The monument that still stands there today was a place of pilgrimage for German battlefield buffs, tourists and nationalists looking for signs of Teutonic victory in a war they lost. If not for this singular act of understated monumentalism I would never have been able to find the place where Samsonov killed himself. By going there, I was not only following Samsonov’s final steps, but also the path trod by interwar German nationalists. Strangely enough, the Samsonov monument commemorates Russia’s first catastrophic loss in World War I and Germany’s spiral into nationalism that led to the rise of Nazism. There are few obscure monuments so fraught with history.
The destination – Signboard at the Samsonov Monument
Getting There – Out of the Way
Getting to the Samsonov Monument was not easy. Public transport in rural Poland is reliable, but infrequent. Travel arrangements in this part of Poland require careful planning. Train travel to the site was impossible unless I wanted to spend an entire day walking to and from the monument along a roadside. A train did run near the place when the Battle of Tannenberg occurred. I was over a hundred years too late. Grass now covers parts of the derelict tracks. Buses do travel between Wielbark and Nidzica (Niedenburg). There was only one problem. Walking to the monument from the nearest bus stop would have still required an hours-long walk to and from the monument. In addition, I would have probably spent an inordinate amount of time standing at a forlorn rural bus stop. These are little more than a wooden shelter where a couple people can sit. That was if I could locate one. I did not intend to find out.
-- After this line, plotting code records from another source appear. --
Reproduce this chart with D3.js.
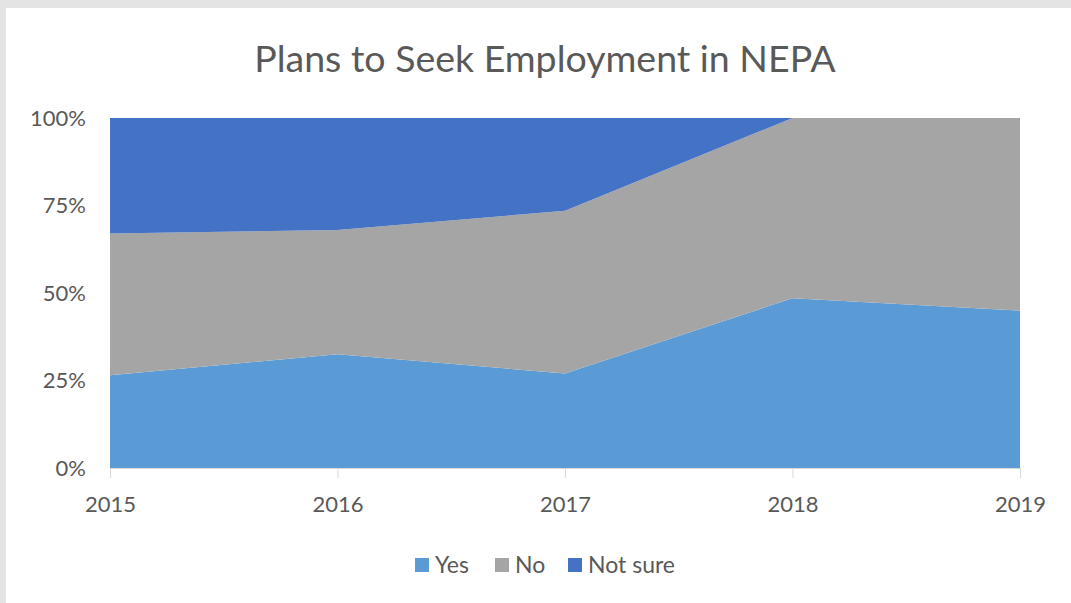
<!DOCTYPE html>
<html><head><meta charset="utf-8">
<script src="https://cdn.jsdelivr.net/npm/d3@7"></script>
<style>body{margin:0;background:#fff}svg{display:block}</style>
</head><body>
<svg id="c" width="1071" height="603"></svg>
<script>
const years = [2015, 2016, 2017, 2018, 2019];
const yesVals = [26.5, 32.5, 27, 48.5, 45];
const noVals = [40.5, 35.5, 46.5, 51.5, 55];
const notSureVals = [33, 32, 26.5, 0, 0];
const seriesNames = ["Yes", "No", "Not sure"];
const colors = ["#5B9BD5", "#A5A5A5", "#4472C4"];
const yTicks = [0, 25, 50, 75, 100];

const svg = d3.select("#c");
const font = "Lato, 'Open Sans', sans-serif";
svg.append("rect").attr("width",1071).attr("height",603).attr("fill","#e4e4e4");
svg.append("rect").attr("x",6).attr("y",8).attr("width",1071).attr("height",603).attr("fill","#fff");

const x = d3.scalePoint().domain(years).range([110, 1020]);
const y = d3.scaleLinear().domain([0, 100]).range([468, 118]);

const rows = years.map((yr,i)=>({year:yr, Yes:yesVals[i], No:noVals[i], "Not sure":notSureVals[i]}));
const stack = d3.stack().keys(seriesNames)(rows);
const area = d3.area().x(d=>x(d.data.year)).y0(d=>y(d[0])).y1(d=>y(d[1]));
svg.append("g").selectAll("path").data(stack).join("path")
  .attr("d", area).attr("fill",(d,i)=>colors[i]);

svg.append("text").attr("x",545).attr("y",72).attr("text-anchor","middle")
  .attr("font-family",font).attr("font-size",37.5).attr("fill","#595959")
  .text("Plans to Seek Employment in NEPA");

const yAxis = d3.axisLeft(y).tickValues(yTicks).tickFormat(d=>d+"%").tickSize(0).tickPadding(24);
const gy = svg.append("g").attr("transform","translate(110,0)").call(yAxis);
gy.select(".domain").remove();
gy.selectAll("text").attr("font-family",font).attr("font-size",22).attr("fill","#595959");

const xAxis = d3.axisBottom(x).tickSize(10).tickPadding(18);
const gx = svg.append("g").attr("transform","translate(0,468)").call(xAxis);
gx.select(".domain").attr("stroke","#d9d9d9").attr("d","M110,0.5H1020");
gx.selectAll(".tick line").attr("stroke","#d9d9d9");
gx.selectAll("text").attr("font-family",font).attr("font-size",22).attr("fill","#595959");

const legX = [415, 495, 568];
const leg = svg.append("g").selectAll("g").data(seriesNames).join("g")
  .attr("transform",(d,i)=>`translate(${legX[i]},565)`);
leg.append("rect").attr("x",0).attr("y",-7).attr("width",14).attr("height",14).attr("fill",(d,i)=>colors[i]);
leg.append("text").attr("x",20).attr("y",8).attr("font-family",font).attr("font-size",23).attr("fill","#595959").text(d=>d);
</script>
</body></html>
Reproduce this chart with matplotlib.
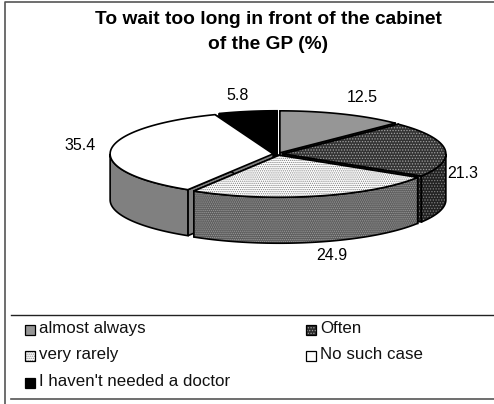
import numpy as np
import matplotlib
matplotlib.use('Agg')
import matplotlib.pyplot as plt
from matplotlib.patches import Polygon, Rectangle

plt.rcParams['font.family'] = ['Liberation Sans', 'DejaVu Sans']

categories = ['almost always', 'Often', 'very rarely', 'No such case', "I haven't needed a doctor"]
values = [12.5, 21.3, 24.9, 35.4, 5.8]
title = 'To wait too long in front of the cabinet\nof the GP (%)'

top_face = ['#969696', '#333333', 'white', 'white', 'black']
top_hatch = [None, '......', '........', None, None]
top_hatch_col = [None, '#a0a0a0', '#808080', None, None]
wall_face = ['#808080', '#222222', '#5e5e5e', '#808080', 'black']
wall_hatch = [None, '......', '........', None, None]
wall_hatch_col = [None, '#808080', '#9a9a9a', None, None]

# label anchors in picture pixels
label_x = [362, 463, 332, 80, 238]
label_y = [97, 173, 255, 145, 96]

cx, cy = 278, 154
rx, ry = 163, 42
depth = 46
explode = 0.03

fig = plt.figure(figsize=(4.94, 4.04), dpi=100)
ax = fig.add_axes([0, 0, 1, 1])
ax.set_xlim(0, 494)
ax.set_ylim(404, 0)
ax.axis('off')

plt.rcParams['hatch.linewidth'] = 0.6


def rim(t, ox, oy, dz=0):
    return np.column_stack([ox + rx * np.sin(t), oy - ry * np.cos(t) + dz])


def poly(pts, face, hatch=None, hatch_col=None, z=2):
    # fill + hatch first, black outline on top of it
    if hatch:
        ax.add_patch(Polygon(pts, closed=True, facecolor=face, edgecolor=hatch_col,
                             hatch=hatch, linewidth=0, zorder=z))
    else:
        ax.add_patch(Polygon(pts, closed=True, facecolor=face, edgecolor='none', zorder=z))
    ax.add_patch(Polygon(pts, closed=True, facecolor='none', edgecolor='black',
                         linewidth=1.2, zorder=z))


fracs = np.array(values) / sum(values)
ends = np.cumsum(fracs) * 2 * np.pi
starts = ends - fracs * 2 * np.pi

# back to front
order = [4, 0, 1, 3, 2]
for n, i in enumerate(order):
    a, b = starts[i], ends[i]
    m = (a + b) / 2
    ox = cx + explode * rx * np.sin(m)
    oy = cy - explode * ry * np.cos(m)
    z = 2 + n

    # cut faces
    for t in (a, b):
        p = rim(np.array([t]), ox, oy)[0]
        q = np.array([ox, oy])
        face = np.array([q, p, p + [0, depth], q + [0, depth]])
        poly(face, wall_face[i], wall_hatch[i], wall_hatch_col[i], z)

    # outer wall, only the front half of the rim is seen
    lo, hi = max(a, np.pi / 2), min(b, 3 * np.pi / 2)
    if hi > lo:
        t = np.linspace(lo, hi, 80)
        pts = np.vstack([rim(t, ox, oy), rim(t[::-1], ox, oy, depth)])
        poly(pts, wall_face[i], wall_hatch[i], wall_hatch_col[i], z)

    # top
    t = np.linspace(a, b, 120)
    pts = np.vstack([[ox, oy], rim(t, ox, oy)])
    poly(pts, top_face[i], top_hatch[i], top_hatch_col[i], z)

for v, x, y in zip(values, label_x, label_y):
    ax.text(x, y, f'{v:.1f}', ha='center', va='center', fontsize=11.5, color='black', zorder=20)

ax.text(268, 32, title, ha='center', va='center', fontsize=13.8, fontweight='bold',
        linespacing=1.6, color='black')

# frame and legend box
ax.plot([5, 5, 494], [404, 1.5, 1.5], color='#555555', lw=1.2)
ax.plot([11, 494], [315, 315], color='#222222', lw=1.0)
ax.plot([11, 494], [399, 399], color='#555555', lw=1.2)

leg_x = [25, 306, 25, 306, 25]
leg_y = [330, 330, 356, 356, 383]
leg_face = ['#969696', '#2a2a2a', 'white', 'white', 'black']
leg_hatch = [None, '......', '........', None, None]
leg_hatch_col = [None, '#a0a0a0', '#808080', None, None]
for i, name in enumerate(categories):
    ax.add_patch(Rectangle((leg_x[i], leg_y[i] - 5), 10, 10, facecolor=leg_face[i],
                           edgecolor=leg_hatch_col[i] or 'black', hatch=leg_hatch[i], linewidth=0))
    ax.add_patch(Rectangle((leg_x[i], leg_y[i] - 5), 10, 10, facecolor='none',
                           edgecolor='black', linewidth=0.9))
    ax.text(leg_x[i] + 14, leg_y[i] - 1.5, name, ha='left', va='center', fontsize=12.2, color='#111111')

fig.savefig('out.png', dpi=100)
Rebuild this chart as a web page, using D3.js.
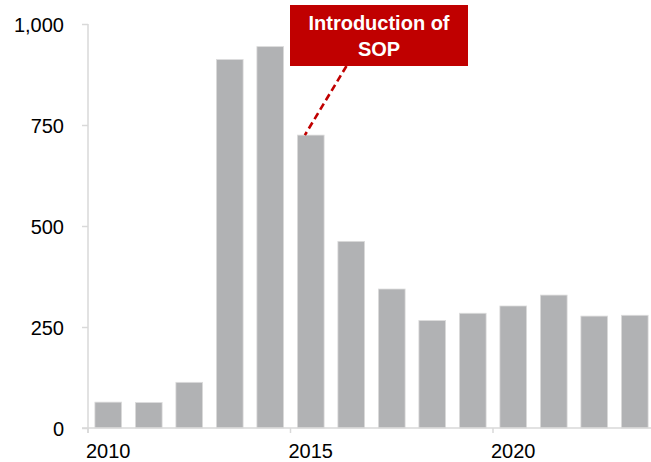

The only option was to rent a car. This is what me and my travel companion decided to do. My friend did not have an obsessive interest in Samsonov, but he was curious about what happened at Tannenberg. That was good enough for me. Thus, the two of us stationed ourselves in Olsztyn (Allenstein), the nearest major city to the monument. This being the Masurian Lakes region of Poland, Olsztyn is a prosperous provincial city with 150,000 people. It has a small, elegant Old Town, a clutch of magnificent churches, the look of prosperity, and a peacefulness that is far removed from its wartime past. The Samsonov Monument would give an approximation of that past. That was as close as I could get to Samsonov, the battle, and the First World War on the Eastern Front.